MANILA, Philippines - The National Commission for Culture and the Arts (NCCA) recently announced the selection of Patrick Flores’ curatorial proposal titled “Tie A String Around the World” as the official Philippine participation at the 56th Venice Art Biennale 2015.
This marks the country’s return to the contemporary art world’s first and oldest biennale after a 50-year hiatus.
Flores’ curatorial concept is a poetic and political reflection on the history of world making, the links between geography and politics, and the notions of nation, territory and archipelago. It foregrounds the extensities of the Philippines, a foil perhaps to the more aggressive instincts of expansion around us – in the past and in “present passing.”

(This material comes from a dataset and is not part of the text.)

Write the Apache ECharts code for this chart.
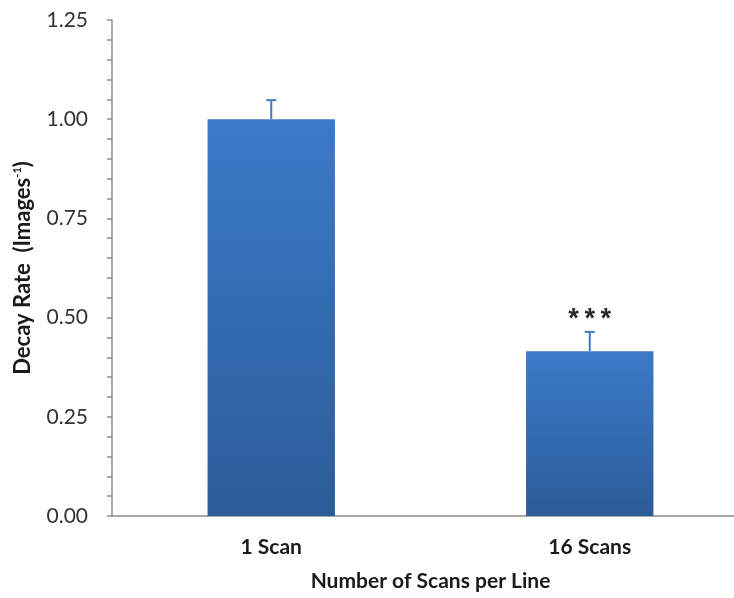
<!DOCTYPE html>
<html>
<head>
<meta charset="utf-8">
<style>
  html, body { margin: 0; padding: 0; background: #ffffff; }
  #chart { width: 734px; height: 598px; }
</style>
<script src="https://cdn.jsdelivr.net/npm/echarts@6/dist/echarts.min.js"></script>
</head>
<body>
<div id="chart"></div>
<script>
// Decay rate per scan mode, with standard error and significance marks
const categories = ['1 Scan', '16 Scans'];
const decayRate = [1.00, 0.415];
const errors = [0.048, 0.049];
const significance = ['', '***'];
const yTicks = [0, 0.25, 0.5, 0.75, 1.0, 1.25];

const chart = echarts.init(document.getElementById('chart'), null, { renderer: 'canvas' });

const errorData = categories.map((c, i) => [i, decayRate[i], errors[i]]);
const axisGray = '#8c8c8c';
const textFont = 'Lato';

chart.setOption({
  animation: false,
  backgroundColor: '#ffffff',
  grid: {
    left: 112, top: 20, width: 637, height: 496,
    containLabel: false,
    outerBoundsMode: 'none'
  },
  xAxis: {
    type: 'category',
    data: categories,
    axisLine: { show: true, lineStyle: { color: axisGray, width: 1.5 } },
    axisTick: { show: false },
    axisLabel: {
      margin: 21,
      color: '#1a1a1a',
      fontFamily: textFont,
      fontWeight: 'bold',
      fontSize: 21
    },
    name: 'Number of Scans per Line',
    nameLocation: 'middle',
    nameGap: 55,
    nameTextStyle: {
      color: '#1a1a1a',
      fontFamily: textFont,
      fontWeight: 'bold',
      fontSize: 21
    }
  },
  yAxis: {
    type: 'value',
    min: yTicks[0],
    max: yTicks[yTicks.length - 1],
    interval: 0.25,
    axisLine: { show: true, lineStyle: { color: axisGray, width: 1.5 } },
    axisTick: { show: true, inside: false, length: 5, lineStyle: { color: axisGray, width: 1.5 } },
    minorTick: { show: true, splitNumber: 5, length: 5, lineStyle: { color: axisGray, width: 1.5 } },
    splitLine: { show: false },
    axisLabel: {
      margin: 24,
      color: '#333333',
      fontFamily: textFont,
      fontSize: 21,
      formatter: v => v.toFixed(2)
    },
    name: '{t|Decay Rate  (Images}{s|-1}{t|)}',
    nameLocation: 'middle',
    nameGap: 78,
    nameTextStyle: {
      rich: {
        t: { color: '#1a1a1a', fontFamily: textFont, fontWeight: 'bold', fontSize: 22 },
        s: { color: '#1a1a1a', fontFamily: textFont, fontWeight: 'bold', fontSize: 11, verticalAlign: 'top', padding: [0, 0, 10, 0] }
      }
    }
  },
  series: [
    {
      type: 'bar',
      data: decayRate,
      barWidth: '40%',
      itemStyle: {
        color: new echarts.graphic.LinearGradient(0, 0, 0, 1, [
          { offset: 0, color: '#3b7ac9' },
          { offset: 1, color: '#2c5c98' }
        ])
      }
    },
    {
      type: 'custom',
      data: errorData,
      encode: { x: 0, y: 1 },
      z: 3,
      renderItem: function (params, api) {
        const idx = api.value(0);
        const val = api.value(1);
        const err = api.value(2);
        const mark = significance[params.dataIndex];
        const base = api.coord([idx, val]);
        const top = api.coord([idx, val + err]);
        const capHalf = 5;
        const stroke = { stroke: '#4479bd', lineWidth: 2 };
        const children = [
          { type: 'line', shape: { x1: base[0], y1: base[1], x2: top[0], y2: top[1] }, style: stroke },
          { type: 'line', shape: { x1: top[0] - capHalf, y1: top[1], x2: top[0] + capHalf, y2: top[1] }, style: stroke }
        ];
        if (mark) {
          children.push({
            type: 'text',
            style: {
              text: mark,
              x: top[0],
              y: top[1] - 11,
              align: 'center',
              verticalAlign: 'middle',
              fill: '#2a2a2a',
              font: 'bold 27px "Liberation Mono"'
            }
          });
        }
        return { type: 'group', children: children };
      }
    }
  ]
});
</script>
</body>
</html>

Tie A String Around the World revolves around Manuel Conde’s 1950 film “Genghis Khan,” co-written and designed by Carlos Francisco, screened at the Museum of Modern Art and at the Venice Film Festival in 1952. The film tells the story of the young Genghis Khan, his passage into the life of a warrior. It ends with the conqueror, perched on a mountain, casting his magisterial gaze over his dominion and promising his woman to “tie a string around the world” and lay it at her feet.
The newly restored film will be exhibited at the Pavilion alongside contemporary art projects of inter-media artist Jose Tence Ruiz and filmmaker Mariano Montelibano III.
Flores is professor at the University of the Philippines Department of Art Studies and curator of the Vargas Museum. He is adjunct curator of the National Art Gallery, Singapore, a member of the Guggenheim Museum’s Asian Art Council, and a guest scholar of the Getty Research Institute in 2014.
The Venice Art Biennale will open on May 9 and run until Nov. 22, 2015.